BRASÍLIA - De janeiro de 2019 até junho deste ano, a Polícia Federal já abriu 30 inquéritos com base na Lei de Segurança Nacional (LSN). Nos últimos 20 anos do período democrático, esse é o maior número de procedimentos instaurados utilizando o instrumento jurídico que a ditadura militar impunha para silenciar seus opositores. Somente nos primeiros seis meses de 2020, 11 inquéritos foram abertos com base na lei.
Por se tratar de uma lei que deveria ser usada contra aqueles que atentam contra o estado de direito, a Lei de Segurança Nacional prevê penas mais duras, que vão de 3 a 30 anos de detenção, do que o Código Penal. Especialistas afirmam que o uso da lei tem ainda um peso simbólico: é o Estado condenando aqueles que estariam atentando contra sua pátria.
A PF não revela de onde partiu cada solicitação de abertura de investigação – se da Procuradoria-Geral da República, da Presidência ou do Ministério da Justiça, por exemplo.

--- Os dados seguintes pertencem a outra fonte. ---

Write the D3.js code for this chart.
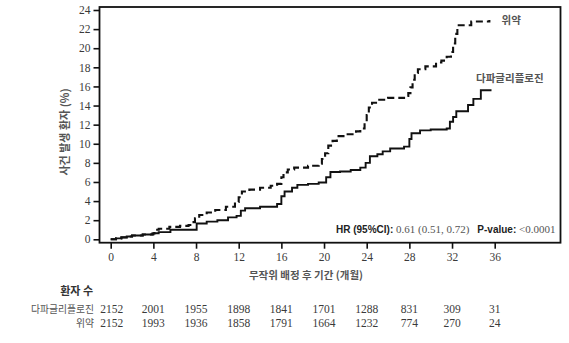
<!DOCTYPE html>
<html>
<head>
<meta charset="utf-8">
<script src="https://cdn.jsdelivr.net/npm/d3@7"></script>
<style>
  body { margin: 0; background: #fff; }
  svg { display: block; }
</style>
</head>
<body>
<svg id="chart" width="569" height="343"></svg>
<script>
// Kaplan-Meier cumulative incidence, months vs % of patients with event
const dapaMonths = [0, 0.5, 1, 1.5, 2, 3, 4, 4.5, 5.6, 8.06, 9, 10, 11, 11.8, 12.2, 12.6, 14, 15.6, 16, 16.3, 17, 17.5, 18.5, 19.5, 20.2, 20.6, 21.5, 22.5, 23.4, 23.9, 24.3, 25, 25.5, 26.2, 27.5, 28, 28.2, 29, 30, 31.5, 31.8, 32.1, 32.4, 33.5, 34.0, 34.7, 35.7];
const dapaValues = [0, 0.1, 0.2, 0.3, 0.4, 0.5, 0.63, 0.75, 1.0, 1.65, 1.85, 2.0, 2.3, 2.45, 3.0, 3.25, 3.4, 3.7, 4.5, 5.0, 5.4, 5.7, 5.8, 5.95, 6.5, 7.05, 7.1, 7.25, 7.5, 8.0, 8.7, 8.9, 9.2, 9.5, 9.7, 10.5, 11.1, 11.4, 11.5, 11.6, 12.3, 12.8, 13.4, 14.05, 14.7, 15.6, 15.6];

const placeboMonths = [0, 0.5, 1, 1.5, 2, 3, 3.9, 4.1, 4.5, 5.5, 6.5, 7.3, 7.6, 7.9, 8.3, 9, 9.8, 10.8, 11.65, 12, 12.3, 13, 14, 15, 15.6, 16, 16.2, 16.6, 17.2, 18.5, 19.5, 19.8, 20.1, 20.4, 20.8, 21.2, 22, 23, 23.4, 23.8, 24, 24.2, 24.5, 25, 26, 27.5, 27.9, 28.1, 28.3, 28.5, 28.8, 29.5, 30.5, 31, 31.5, 31.9, 32.1, 32.3, 32.5, 33.5, 33.8, 35.5];
const placeboValues = [0, 0.1, 0.2, 0.3, 0.4, 0.5, 0.6, 1.0, 1.1, 1.3, 1.4, 1.5, 1.8, 2.2, 2.55, 2.8, 3.07, 3.4, 3.9, 4.4, 5.0, 5.2, 5.4, 5.6, 5.8, 6.5, 7.0, 7.3, 7.5, 7.7, 7.9, 8.4, 9.0, 9.8, 10.3, 10.8, 11.0, 11.3, 11.6, 12.2, 13.0, 13.8, 14.3, 14.6, 14.8, 15.0, 15.3, 15.9, 16.7, 17.4, 17.8, 18.1, 18.5, 18.7, 19.1, 19.6, 20.5, 21.5, 22.4, 22.4, 22.8, 22.95];

const xTicks = [0, 4, 8, 12, 16, 20, 24, 28, 32, 36];
const yTicks = [0, 2, 4, 6, 8, 10, 12, 14, 16, 18, 20, 22, 24];

const groupNames = ["다파글리플로진", "위약"];
const atRiskDapa = [2152, 2001, 1955, 1898, 1841, 1701, 1288, 831, 309, 31];
const atRiskPlacebo = [2152, 1993, 1936, 1858, 1791, 1664, 1232, 774, 270, 24];

const svg = d3.select("#chart");
const serif = "'Liberation Serif', 'Times New Roman', serif";
const kor = "'Noto Sans CJK KR', sans-serif";
const sans = "'Liberation Sans', Arial, sans-serif";
const textGray = "#3a3a3a";
const korGray = "#555";

const frame = { left: 99.5, right: 560.5, top: 7, bottom: 242.7 };

const x = d3.scaleLinear().domain([0, 36]).range([110.7, 494.7]);
const y = d3.scaleLinear().domain([0, 24]).range([239.3, 10]);

// Y axis
const yAxis = svg.append("g")
  .attr("transform", `translate(${frame.left},0)`)
  .call(d3.axisLeft(y).tickValues(yTicks).tickSize(6).tickPadding(3).tickSizeOuter(0));
yAxis.select(".domain").remove();
yAxis.selectAll("line").attr("stroke", "#111").attr("stroke-width", 1.6);
yAxis.selectAll("text").attr("font-family", serif).attr("font-size", 11.5).attr("fill", textGray);

// X axis
const xAxis = svg.append("g")
  .attr("transform", `translate(0,${frame.bottom})`)
  .call(d3.axisBottom(x).tickValues(xTicks).tickSize(6).tickPadding(4).tickSizeOuter(0));
xAxis.select(".domain").remove();
xAxis.selectAll("line").attr("stroke", "#111").attr("stroke-width", 1.6);
xAxis.selectAll("text").attr("font-family", serif).attr("font-size", 11.5).attr("fill", textGray);

// Plot frame
svg.append("rect")
  .attr("x", frame.left).attr("y", frame.top)
  .attr("width", frame.right - frame.left).attr("height", frame.bottom - frame.top)
  .attr("fill", "none").attr("stroke", "#111").attr("stroke-width", 1.8);

// Curves
const line = d3.line().x(d => x(d[0])).y(d => y(d[1])).curve(d3.curveStepAfter);
const dapa = d3.zip(dapaMonths, dapaValues);
const plac = d3.zip(placeboMonths, placeboValues);

svg.append("path").datum(plac).attr("d", line)
  .attr("fill", "none").attr("stroke", "#111").attr("stroke-width", 2.1)
  .attr("stroke-dasharray", "7,4");
svg.append("path").datum(dapa).attr("d", line)
  .attr("fill", "none").attr("stroke", "#111").attr("stroke-width", 1.9);

// Curve labels
svg.append("text").attr("x", 501.5).attr("y", 24).text("위약")
  .attr("font-family", kor).attr("font-weight", "bold").attr("font-size", 10.5).attr("fill", korGray);
svg.append("text").attr("x", 476).attr("y", 82).text("다파글리플로진")
  .attr("font-family", kor).attr("font-weight", "bold").attr("font-size", 10.5).attr("fill", korGray);

// Hazard ratio annotation
const hr = svg.append("text").attr("x", 336).attr("y", 233);
hr.append("tspan").text("HR (95%CI): ").attr("font-family", sans).attr("font-weight", "bold").attr("font-size", 10).attr("fill", "#222");
hr.append("tspan").text("0.61 (0.51, 0.72)").attr("font-family", serif).attr("font-size", 11).attr("fill", "#555");
hr.append("tspan").attr("dx", 8).text("P-value: ").attr("font-family", sans).attr("font-weight", "bold").attr("font-size", 10).attr("fill", "#222");
hr.append("tspan").text("<0.0001").attr("font-family", serif).attr("font-size", 11).attr("fill", "#555");

// Axis titles
svg.append("text").attr("transform", "translate(69,132) rotate(-90)")
  .attr("text-anchor", "middle").text("사건 발생 환자 (%)")
  .attr("font-family", kor).attr("font-weight", "bold").attr("font-size", 11).attr("fill", korGray);
svg.append("text").attr("x", 306).attr("y", 279)
  .attr("text-anchor", "middle").text("무작위 배정 후 기간 (개월)")
  .attr("font-family", kor).attr("font-weight", "bold").attr("font-size", 10.5).attr("fill", korGray);

// Number at risk table
svg.append("text").attr("x", 93).attr("y", 295).attr("text-anchor", "end").text("환자 수")
  .attr("font-family", kor).attr("font-weight", "bold").attr("font-size", 11).attr("fill", "#333");

[atRiskDapa, atRiskPlacebo].forEach((row, i) => {
  const ry = 312.5 + i * 14;
  svg.append("text").attr("x", 94).attr("y", ry).attr("text-anchor", "end").text(groupNames[i])
    .attr("font-family", kor).attr("font-size", 9.8).attr("fill", korGray);
  svg.append("g").selectAll("text").data(row).join("text")
    .attr("x", (d, j) => x(xTicks[j]) + (j === 0 ? 1 : 0)).attr("y", ry)
    .attr("text-anchor", "middle").text(d => d)
    .attr("font-family", serif).attr("font-size", 11.5).attr("fill", textGray);
});
</script>
</body>
</html>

Mas os dados mostram como o número aumentou desde que Jair Bolsonaro assumiu o governo, em janeiro de 2019. Nos oito anos da gestão de Luiz Inácio Lula da Silva (2003-2010) foram instaurados 29 inquéritos com base nessa legislação. Sob Bolsonaro, em um ano e meio, a PF abriu 30.

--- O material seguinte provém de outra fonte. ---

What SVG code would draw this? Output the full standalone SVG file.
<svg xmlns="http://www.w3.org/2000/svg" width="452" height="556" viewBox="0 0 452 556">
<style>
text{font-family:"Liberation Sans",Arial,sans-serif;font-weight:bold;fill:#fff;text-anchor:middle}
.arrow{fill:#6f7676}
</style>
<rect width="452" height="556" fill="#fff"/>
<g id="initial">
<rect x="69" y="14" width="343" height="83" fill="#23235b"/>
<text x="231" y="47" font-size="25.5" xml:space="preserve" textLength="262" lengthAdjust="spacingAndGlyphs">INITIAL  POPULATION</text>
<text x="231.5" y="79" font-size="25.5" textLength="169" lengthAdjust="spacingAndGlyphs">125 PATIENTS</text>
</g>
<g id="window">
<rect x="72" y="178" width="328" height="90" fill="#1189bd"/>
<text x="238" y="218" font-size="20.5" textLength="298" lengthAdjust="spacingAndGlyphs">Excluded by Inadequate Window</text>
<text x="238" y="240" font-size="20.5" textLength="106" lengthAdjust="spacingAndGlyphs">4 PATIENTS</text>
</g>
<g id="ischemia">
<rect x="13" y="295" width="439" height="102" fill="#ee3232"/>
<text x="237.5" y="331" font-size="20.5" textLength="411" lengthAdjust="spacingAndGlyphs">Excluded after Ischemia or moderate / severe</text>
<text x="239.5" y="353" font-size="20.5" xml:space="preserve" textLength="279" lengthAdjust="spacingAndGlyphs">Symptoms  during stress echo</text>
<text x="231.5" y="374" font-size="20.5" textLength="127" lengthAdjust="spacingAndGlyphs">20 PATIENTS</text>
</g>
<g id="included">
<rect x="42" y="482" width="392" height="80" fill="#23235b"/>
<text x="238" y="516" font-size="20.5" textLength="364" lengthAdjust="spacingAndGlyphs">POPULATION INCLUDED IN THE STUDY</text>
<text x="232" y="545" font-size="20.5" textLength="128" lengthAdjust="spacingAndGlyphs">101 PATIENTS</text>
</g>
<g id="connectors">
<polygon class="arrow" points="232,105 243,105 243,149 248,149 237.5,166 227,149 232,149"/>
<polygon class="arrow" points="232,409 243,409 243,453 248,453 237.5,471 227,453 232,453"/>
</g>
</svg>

O alvo mais recente foi o ministro Gilmar Mendes, do Supremo Tribunal Federal (STF). Gilmar disse que o Exército está se associando a um “genocídio” ao se referir à crise sanitária instalada no País com a pandemia do novo coronavírus. O pedido partiu do Ministério da Defesa. O caso foi levado à PGR, que pode solicitar que a PF abra mais um inquérito com base na Lei de Segurança Nacional.
Em junho, o ministro da Justiça, André Mendonça, mandou a PF investigar o cartunista Renato Aroeira por uma charge. A abertura da apuração foi informada pelo Twitter. “Solicitei à Polícia Federal e à PGR abertura de inquérito para investigar publicação reproduzida no Twitter Blog do Noblat, com alusão da suástica nazista ao presidente Jair Bolsonaro”, dizia a postagem de Mendonça, compartilhada pelo presidente.
Aroeira criticou a “inconsequência do governo”. “Fiquei muito tenso, porque, apesar de já ter sido processado, é a primeira vez que sou questionado pelo Estado. Nem na ditadura isso aconteceu. Até então, eu tive processos partindo de personalidades, autoridades, governadores, o escambau. Mas é a primeira vez que viro inimigo público. Isso me deixou angustiado e nervoso”, disse o cartunista ao Estadão.
A charge mostra uma cruz vermelha com as extremidades pintadas de preto. Bolsonaro aparece ao lado do símbolo nazista, segurando uma lata de tinta preta.
‘Excessos’
Professor de Direito Penal da Universidade de São Paulo (USP), o advogado Pierpaolo Cruz Bottini classificou a Lei de Segurança Nacional como “entulho autoritário” e alegou que o governo tem cometido “excessos” ao usar a regra contra críticos e opositores. “O uso contra liberdade de expressão é uma forma de intimidar, restringir, limitar o pensamento. Temos instrumentos para proteger a honra e até a ordem pública, no caso de incitação ao ódio. Tem um Código Penal para isso”, disse o advogado. Na avaliação de Bottini, a LSN é “incompatível” com a Constituição de 1988 e com o estado democrático de direito. “É inconstitucional, precisa ser remodelada ou revogada, pois prevê uma série de crimes que não fazem sentido. Um exemplo é o crime contra a honra do presidente da República, como se ele fosse diferente dos outros cidadãos”, destacou. A Lei da Segurança Nacional foi sancionada pelo presidente João Figueiredo em 1983, durante a ditadura, para listar crimes que afetam a ordem política e social. A lista inclui aqueles cometidos contra a democracia, a soberania nacional, as instituições e a pessoa do presidente.
No atual governo, a lei muitas vezes não é efetivamente aplicada nem dá origem a inquérito na PF. O dispositivo, no entanto, tem sido usado para paralisar qualquer atitude crítica ao governo. Há um mês, servidores lotados no gabinete do ministro interino da Saúde, Eduardo Pazuello, foram obrigados a assinar um termo de sigilo sob a ameaça de serem enquadrados na LSN. Todos foram alertados de que, na situação de emergência vivida com a pandemia, “a divulgação de imagens e informações poderia comprometer a soberania, integridade e democracia”.
Procurados pelo Estadão por quatro vezes, Planalto, Casa Civil e Ministério da Justiça não quiseram se manifestar.